Wolf

A Sense of Place

I just received an invitation to meet a live wolf at an event hosted by a nature museum in the Hudson Valley in New York. A few minutes later I found a friend had posted photos of a wolf that had recently been shot in Idaho as part of a licensed hunting season. In one moment the wolf is a curiosity, a draw to an event, a chance to get closer to an animal that few if anyone encounters in the Hudson Valley. In Idaho the wolf has reached a population base that according the Department of Game & Fish the predator can sustain a season of Wolf Management plan to harvest 220. 81 have been harvested to date and a limit of 139 remains state wide. The season was authorized to thin the wolf population and reduce conflicts with wildlife (especially sheep and cattle) that graze on both private and public lands throughout the state.

This all seems an odd juxtaposition since the wolf as a captive creature is the center of a press release to draw visitors to the nature museum and yet a wolf pelt or even a wolf tag is the center of conversation in many communities in Idaho.
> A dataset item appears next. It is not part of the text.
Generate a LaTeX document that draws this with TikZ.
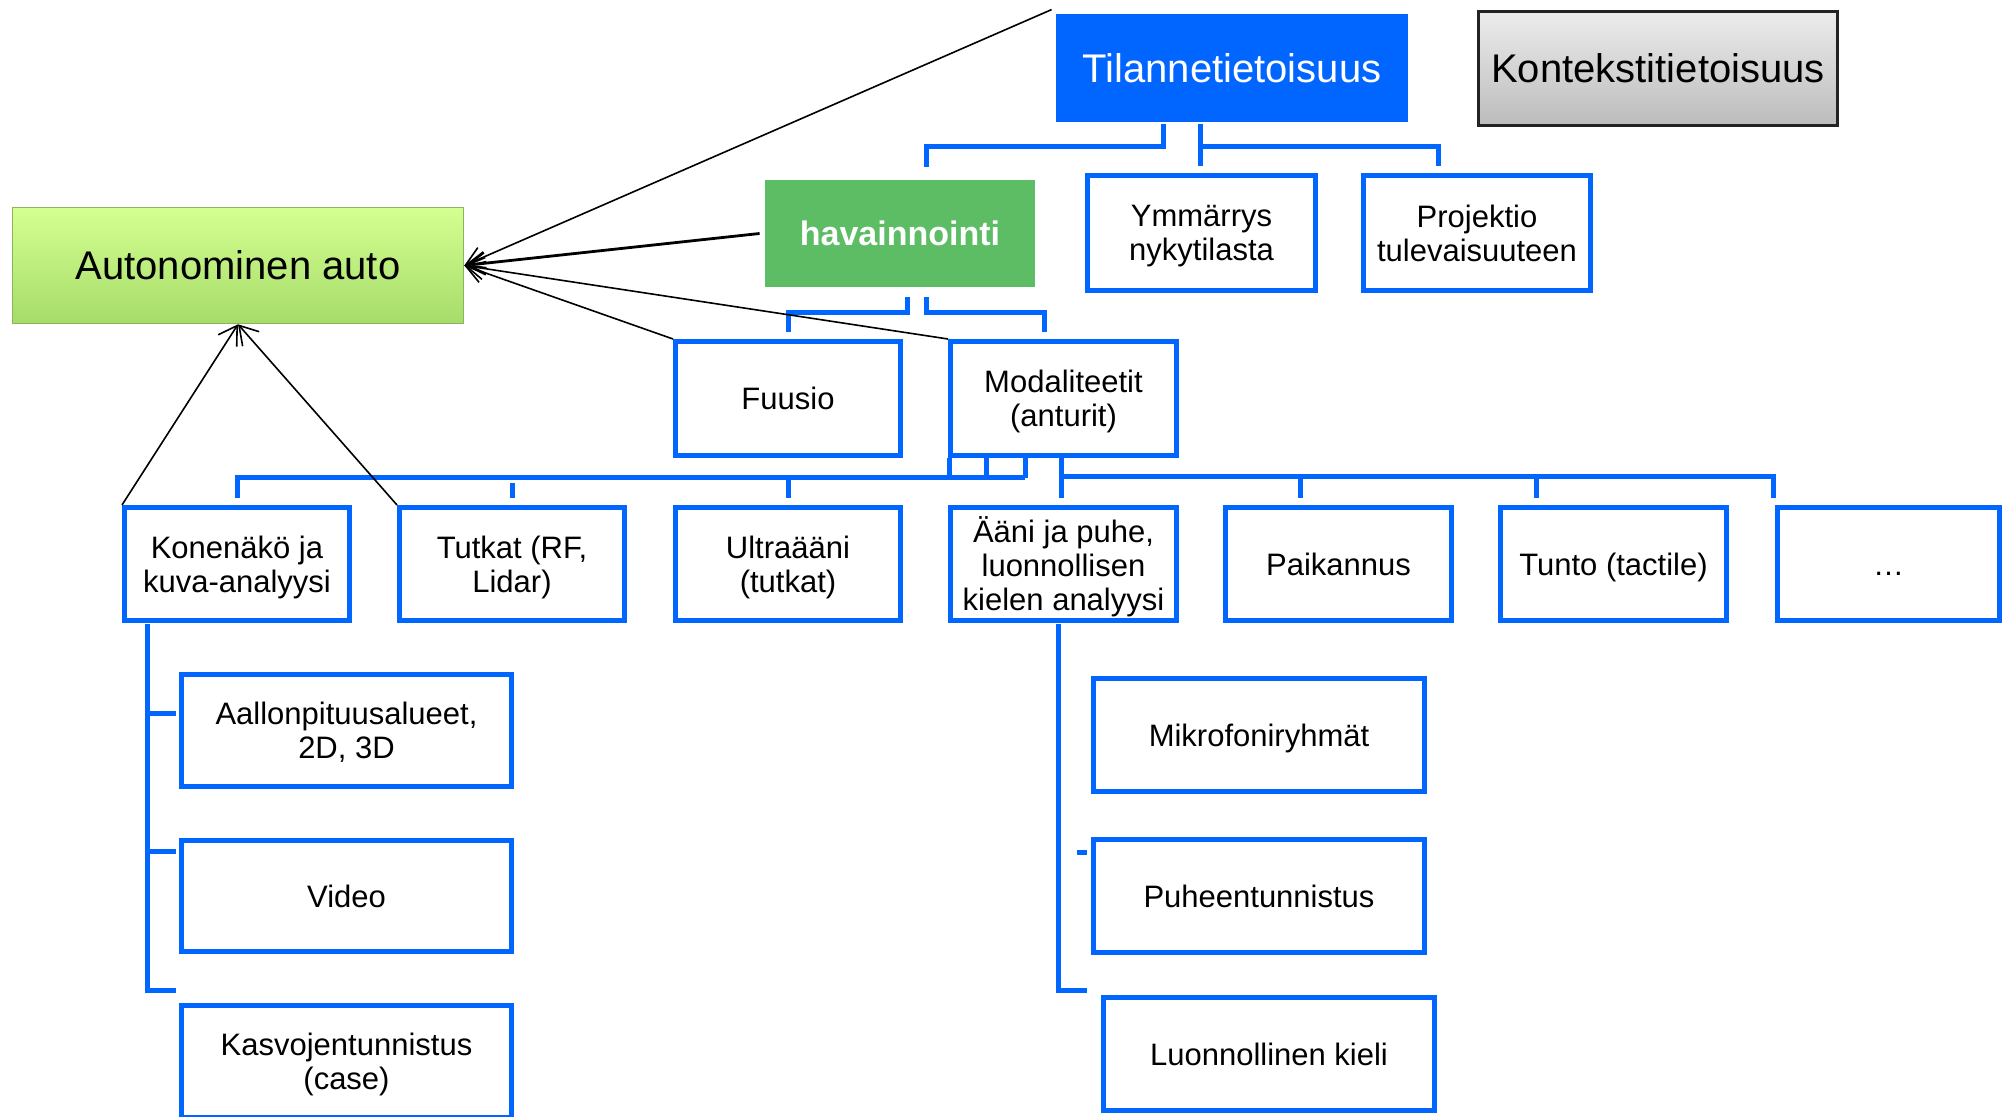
\documentclass[tikz,border=0pt]{standalone}
\usepackage{fontspec}
\setmainfont{Liberation Sans}
\usetikzlibrary{arrows.meta}
\definecolor{bblue}{RGB}{0,102,255}
\definecolor{hgreen}{RGB}{92,189,101}
\definecolor{agreentop}{RGB}{212,255,145}
\definecolor{agreenbot}{RGB}{166,220,106}
\definecolor{agreenln}{RGB}{140,180,95}
\definecolor{kgraytop}{RGB}{236,236,236}
\definecolor{kgraybot}{RGB}{188,188,188}
\begin{document}
\begin{tikzpicture}[x=0.5pt,y=-0.5pt,
  sbox/.style={draw=bblue,line width=2.5pt,fill=white,align=center,inner sep=0pt,
    text depth=0pt,
    minimum width=112.5pt,minimum height=56.5pt,font=\fontsize{15.5}{17}\selectfont},
  wbox/.style={sbox,minimum width=165pt},
  conn/.style={draw=bblue,line width=2.5pt},
  arr/.style={draw=black,line width=0.8pt,-{Straight Barb[length=9pt,width=11pt]}},
  bigtext/.style={font=\fontsize{20}{22}\selectfont,text depth=0pt},
]
\useasboundingbox (0,0) rectangle (2004,1117);
\clip (0,0) rectangle (2004,1117);
\fill[white] (0,0) rectangle (2004,1117);

% top level
\node[bigtext,fill=bblue,text=white,inner sep=0pt,minimum width=176pt,minimum height=54pt] (til) at (1232,68) {Tilannetietoisuus};
\node[bigtext,draw={rgb,255:red,35;green,35;blue,35},line width=1.5pt,top color=kgraytop,bottom color=kgraybot,inner sep=0pt,minimum width=179.5pt,minimum height=57pt] (kon) at (1658,68.5) {Kontekstitietoisuus};
\node[bigtext,draw=agreenln,line width=0.8pt,top color=agreentop,bottom color=agreenbot,inner sep=0pt,minimum width=225.5pt,minimum height=58pt] (auto) at (238,265.5) {Autonominen auto};

% second level
\node[fill=hgreen,text=white,font=\fontsize{17}{19}\selectfont\bfseries,inner sep=0pt,minimum width=135pt,minimum height=53.5pt] (hav) at (900,233.5) {havainnointi};
\node[sbox,minimum width=114pt,minimum height=57.5pt] (ymm) at (1201.5,233) {Ymmärrys\\nykytilasta};
\node[sbox,minimum width=113.5pt,minimum height=57.5pt] (proj) at (1477,233) {Projektio\\tulevaisuuteen};

% third level
\node[sbox,minimum height=57pt] (fuu) at (788,398.5) {Fuusio};
\node[sbox,minimum width=113pt,minimum height=57pt] (mod) at (1063.5,398.5) {Modaliteetit\\(anturit)};

% sensors row
\node[sbox] (kone) at (237,564) {Konenäkö ja\\kuva-analyysi};
\node[sbox] (tut) at (512,564) {Tutkat (RF,\\Lidar)};
\node[sbox] (ult) at (788,564) {Ultraääni\\(tutkat)};
\node[sbox,minimum width=113pt] (aan) at (1063.5,564) {Ääni ja puhe,\\luonnollisen\\kielen analyysi};
\node[sbox,minimum width=113pt] (paik) at (1338.5,564) {Paikannus};
\node[sbox,minimum width=113pt] (tun) at (1613.5,564) {Tunto (tactile)};
\node[sbox,minimum width=111pt,text height=11.1pt] (dots) at (1888.5,564) {…};

% vision children
\node[wbox,minimum height=56pt] (aal) at (346.5,730.5) {Aallonpituusalueet,\\2D, 3D};
\node[wbox,minimum height=55.5pt] (vid) at (346.5,896) {Video};
\node[wbox,minimum height=56pt] (kas) at (346.5,1061.5) {Kasvojentunnistus\\(case)};

% audio children
\node[wbox,minimum width=165.5pt] (mik) at (1259,735) {Mikrofoniryhmät};
\node[wbox,minimum width=165.5pt] (puh) at (1259,896) {Puheentunnistus};
\node[wbox,minimum width=165.5pt] (luo) at (1269,1054) {Luonnollinen kieli};

% blue bracket connectors
\draw[conn] (1163,124) -- (1163,147) -- (926,147) -- (926,167);
\draw[conn] (1200,124) -- (1200,166);
\draw[conn] (1200,147) -- (1438,147) -- (1438,166);
\draw[conn] (907,297) -- (907,313) -- (788,313) -- (788,332);
\draw[conn] (926,297) -- (926,313) -- (1044,313) -- (1044,332);

\draw[conn] (949,458) -- (949,478);
\draw[conn] (986,458) -- (986,478);
\draw[conn] (1025,458) -- (1025,478);
\draw[conn] (237,498) -- (237,478) -- (1025,478);
\draw[conn] (512,483) -- (512,498);
\draw[conn] (788,478) -- (788,498);
\draw[conn] (1061,458) -- (1061,498);
\draw[conn] (1061,477) -- (1773,477) -- (1773,498);
\draw[conn] (1300,477) -- (1300,498);
\draw[conn] (1536,477) -- (1536,498);

\draw[conn] (147,624) -- (147,990) -- (176,990);
\draw[conn] (147,713) -- (176,713);
\draw[conn] (147,851) -- (176,851);
\draw[conn] (1058,624) -- (1058,990) -- (1087,990);
\draw[conn] (1077,852) -- (1087,852);

% black arrows into the car
\draw[arr] ([shift={(-4,-4)}]til.north west) -- (auto.east);
\draw[arr,line width=1.4pt] ([xshift=-2.5pt]hav.west) -- (auto.east);
\draw[arr] (fuu.north west) -- (auto.east);
\draw[arr] (mod.north west) -- (auto.east);
\draw[arr] (kone.north west) -- (auto.south);
\draw[arr] (tut.north west) -- (auto.south);
\end{tikzpicture}
\end{document}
Do we fully understand the wolf? Are we reacting to a collective truth as Seth Godin’s blog pointed out his morning? Why is the presence of the wolf seen so differently in two different regions of the same nation? What would it look like if anyone going to see the live wolf had to witness it hunting and killing a band of sheep or vice versa if a hunter had to pet a wolf and stare into its eyes face-to-face before heading out on a hunt? How much does our sense of place define our actions?